▶ _What to do_
Can you find the lines of the listing that include "this" and copy every one?

▶ _Data extract_
===

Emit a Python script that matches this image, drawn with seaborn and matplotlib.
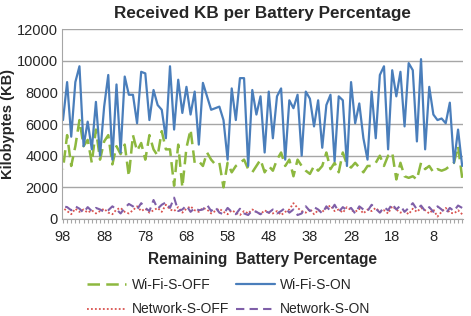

===

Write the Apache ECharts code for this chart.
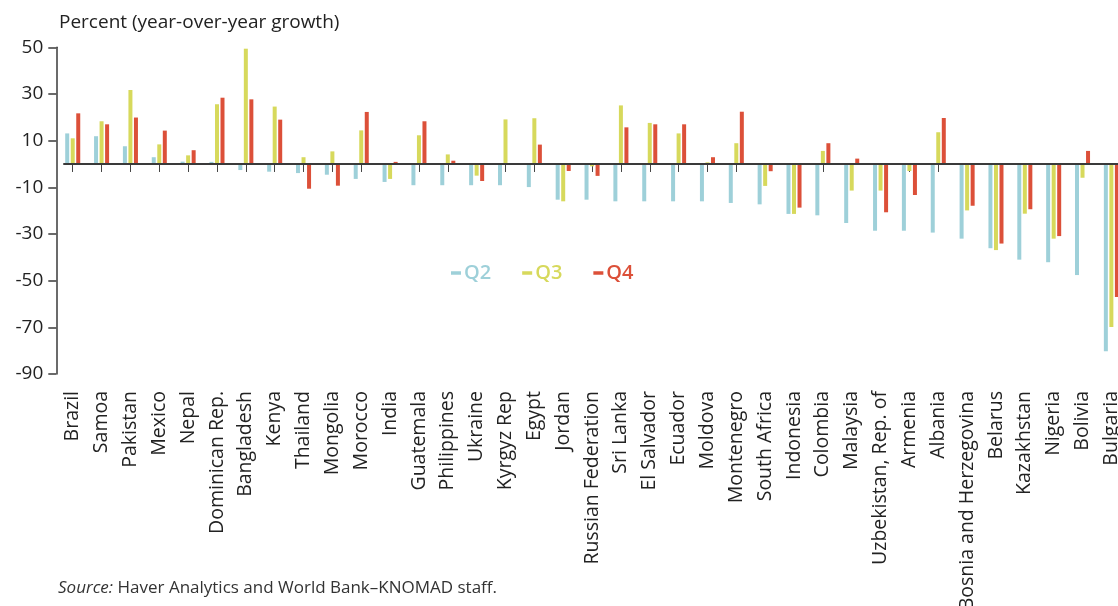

===

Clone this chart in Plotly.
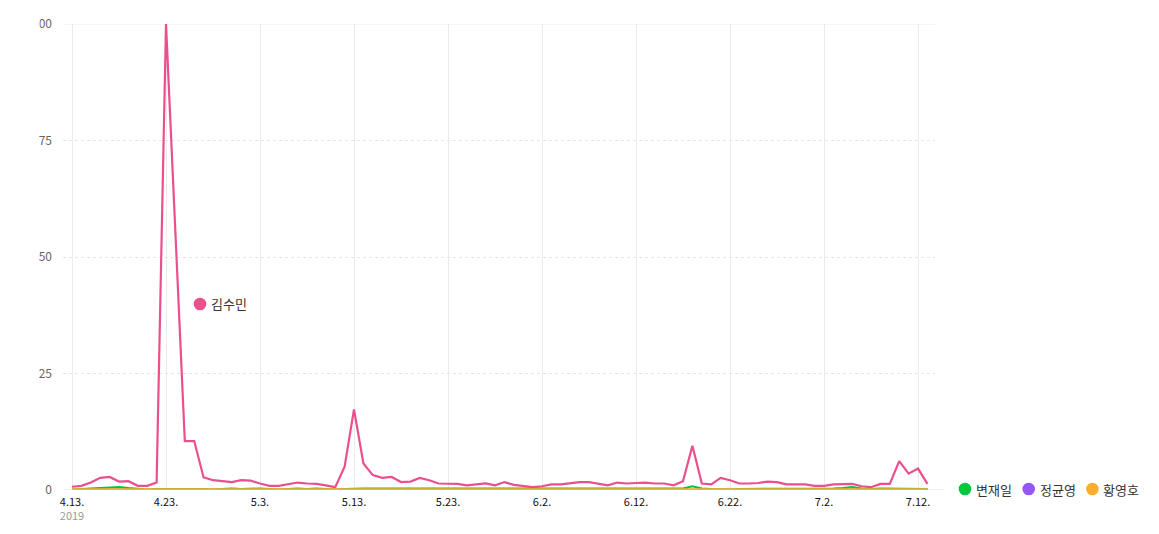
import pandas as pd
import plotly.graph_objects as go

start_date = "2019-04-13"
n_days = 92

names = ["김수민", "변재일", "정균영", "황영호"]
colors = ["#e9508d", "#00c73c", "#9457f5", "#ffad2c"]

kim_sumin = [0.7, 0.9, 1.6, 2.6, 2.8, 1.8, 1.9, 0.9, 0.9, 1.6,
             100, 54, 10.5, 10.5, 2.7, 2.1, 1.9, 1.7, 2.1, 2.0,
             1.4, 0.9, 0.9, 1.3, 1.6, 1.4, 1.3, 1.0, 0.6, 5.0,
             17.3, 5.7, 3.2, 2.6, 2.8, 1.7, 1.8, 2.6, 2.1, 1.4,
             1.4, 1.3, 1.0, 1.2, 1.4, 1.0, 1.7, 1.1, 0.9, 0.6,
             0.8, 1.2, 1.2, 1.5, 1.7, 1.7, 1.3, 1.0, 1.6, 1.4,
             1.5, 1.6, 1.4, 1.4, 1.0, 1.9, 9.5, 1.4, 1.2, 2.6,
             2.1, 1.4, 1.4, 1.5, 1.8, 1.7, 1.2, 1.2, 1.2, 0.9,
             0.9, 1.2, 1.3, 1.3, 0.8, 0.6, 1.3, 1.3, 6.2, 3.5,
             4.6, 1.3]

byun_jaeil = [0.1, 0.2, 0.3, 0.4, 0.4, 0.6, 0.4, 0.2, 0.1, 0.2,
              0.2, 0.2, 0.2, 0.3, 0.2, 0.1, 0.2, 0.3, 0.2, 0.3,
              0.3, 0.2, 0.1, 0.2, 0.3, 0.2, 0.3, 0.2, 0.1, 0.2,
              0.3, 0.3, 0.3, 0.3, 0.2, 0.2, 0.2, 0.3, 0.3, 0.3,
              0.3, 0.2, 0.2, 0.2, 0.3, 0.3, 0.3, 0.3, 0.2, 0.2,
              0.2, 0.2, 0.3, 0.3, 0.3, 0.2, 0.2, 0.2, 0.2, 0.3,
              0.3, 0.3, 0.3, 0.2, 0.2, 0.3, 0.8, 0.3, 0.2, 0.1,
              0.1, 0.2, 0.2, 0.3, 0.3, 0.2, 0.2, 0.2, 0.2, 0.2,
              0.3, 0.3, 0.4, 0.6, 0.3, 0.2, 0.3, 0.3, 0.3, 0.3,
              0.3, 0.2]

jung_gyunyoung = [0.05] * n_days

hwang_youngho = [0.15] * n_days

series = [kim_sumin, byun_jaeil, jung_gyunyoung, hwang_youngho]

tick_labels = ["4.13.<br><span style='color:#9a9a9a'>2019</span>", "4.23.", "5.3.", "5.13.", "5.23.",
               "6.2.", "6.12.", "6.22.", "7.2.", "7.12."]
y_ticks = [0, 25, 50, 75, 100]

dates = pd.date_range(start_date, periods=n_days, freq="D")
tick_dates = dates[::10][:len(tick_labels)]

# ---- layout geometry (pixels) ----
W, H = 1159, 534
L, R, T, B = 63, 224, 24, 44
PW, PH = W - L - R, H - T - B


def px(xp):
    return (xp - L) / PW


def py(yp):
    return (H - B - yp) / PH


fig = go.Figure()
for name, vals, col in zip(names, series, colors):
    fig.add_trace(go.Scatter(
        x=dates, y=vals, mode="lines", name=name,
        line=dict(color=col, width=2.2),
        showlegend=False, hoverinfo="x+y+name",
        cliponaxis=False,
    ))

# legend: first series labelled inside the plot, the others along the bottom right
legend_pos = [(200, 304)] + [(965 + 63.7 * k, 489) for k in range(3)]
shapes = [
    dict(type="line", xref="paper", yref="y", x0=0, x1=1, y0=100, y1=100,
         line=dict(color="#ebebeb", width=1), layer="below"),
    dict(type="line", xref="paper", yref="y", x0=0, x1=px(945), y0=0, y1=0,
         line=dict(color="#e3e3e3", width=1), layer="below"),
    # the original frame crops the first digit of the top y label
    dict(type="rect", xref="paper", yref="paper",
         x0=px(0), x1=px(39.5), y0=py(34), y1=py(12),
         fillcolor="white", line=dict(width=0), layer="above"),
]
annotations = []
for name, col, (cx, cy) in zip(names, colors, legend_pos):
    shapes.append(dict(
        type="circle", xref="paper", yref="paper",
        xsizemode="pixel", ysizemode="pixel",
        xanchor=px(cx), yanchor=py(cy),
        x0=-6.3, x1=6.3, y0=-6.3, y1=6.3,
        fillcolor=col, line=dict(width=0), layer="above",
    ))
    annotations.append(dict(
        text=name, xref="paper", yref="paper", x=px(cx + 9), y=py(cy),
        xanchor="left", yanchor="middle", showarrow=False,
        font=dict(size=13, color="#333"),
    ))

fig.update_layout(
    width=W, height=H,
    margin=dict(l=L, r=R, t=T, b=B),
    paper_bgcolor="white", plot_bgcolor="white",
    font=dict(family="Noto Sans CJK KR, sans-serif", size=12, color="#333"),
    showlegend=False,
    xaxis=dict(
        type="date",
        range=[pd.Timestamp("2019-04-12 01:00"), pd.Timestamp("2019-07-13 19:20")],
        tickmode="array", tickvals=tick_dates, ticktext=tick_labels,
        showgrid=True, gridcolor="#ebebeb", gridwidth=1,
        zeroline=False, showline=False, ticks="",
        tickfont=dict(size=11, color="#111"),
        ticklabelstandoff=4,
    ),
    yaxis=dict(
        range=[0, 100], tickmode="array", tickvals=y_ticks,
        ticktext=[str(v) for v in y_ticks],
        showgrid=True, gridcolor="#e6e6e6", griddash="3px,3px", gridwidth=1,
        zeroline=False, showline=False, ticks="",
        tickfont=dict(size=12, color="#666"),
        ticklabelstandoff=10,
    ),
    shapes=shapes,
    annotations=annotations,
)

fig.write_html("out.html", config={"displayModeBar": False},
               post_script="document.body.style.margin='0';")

===

▶ _Complete output_
Emit a Python script that matches this image, drawn with seaborn and matplotlib.
Write the Apache ECharts code for this chart.
Clone this chart in Plotly.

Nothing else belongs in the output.